Quero reafirmar, partindo de um poeta (Claudel), e de um poeta que amou e exprimiu a vida toda, o natural e o sobrenatural, a minha crença, cada vez mais profunda, de que a vida vale a pena ser vivida. Não há modelos definitivos em matéria de estética, e a multiplicidade de formas estéticas, sucessivas ou simultâneas, corresponde a uma procura nunca satisfeita e tão arraigada no homem quanto a busca de Deus. O homem é a única criatura que fala. Mas também é a única que sabe dar ao silêncio o seu sentido profundo.
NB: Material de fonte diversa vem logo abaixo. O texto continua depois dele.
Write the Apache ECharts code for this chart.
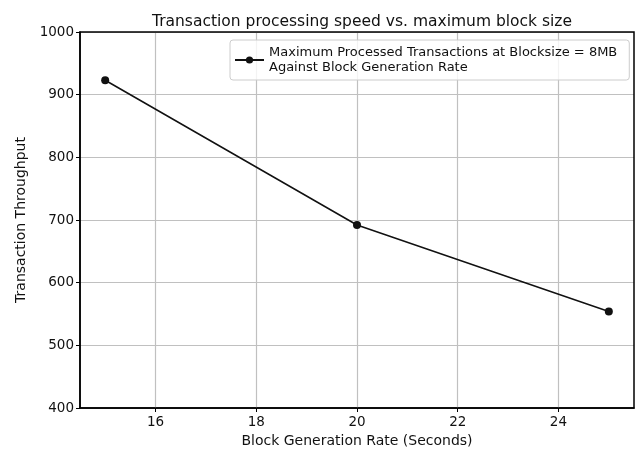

Não basta ter universidade no papel ou na lei nem títulos nem cerimônias universitários, para termos autênticas universidades. E conhecida a famosa anedota de um americano que na Avenida dos Campos Elísios, em Paris, perguntava a um francês quanto custara a construção daquela artéria. O francês respondeu: "Mil anos de civilização."

Uma vida norteada pela lealdade, pela submissão dos princípios morais, pela linha reta de uma convicção generosa e nobre. Uma obra que já se coloca entre as mais importantes de nossa literatura, pelo seu valor intrínseco, pela sua significação, pela sua influência, pela sua autoridade. Foram muitos os jovens que aprenderam a pensar e a fazer literatura através de seus livros e artigos. Sentimos, em tudo que escreve, a qualidade dessa natureza, a sua sensibilidade poética, a sua bondade, a sua visão material do mundo.

Diante de Alceu Amoroso Lima se tem a visão nítida da fé justa, profunda, equilibrada. Do homem que sondou sua alma e dela extraiu valores eternos. Nesta época de crise de autenticidade de fé, nesta astronáutica em que o homem julga dominar o cosmos e se perde dentro de si mesmo, é confortador o espetáculo de um homem que sente o que diz e diz o que sente, que sabe o que diz e diz o que sabe. Setenta anos de cultura, no sentido mais amplo desta palavra, nos deram um homem tão nosso e tão universal, capaz de tudo compreender, de tudo perdoar, de sintonizar com a vida, com o mundo e com Deus, antípoda, em sua grandeza, daquele catolicão, satirizado por Agripino Grieco, que tirava o chapéu... toda vez que passava pela porta do Banco do Brasil.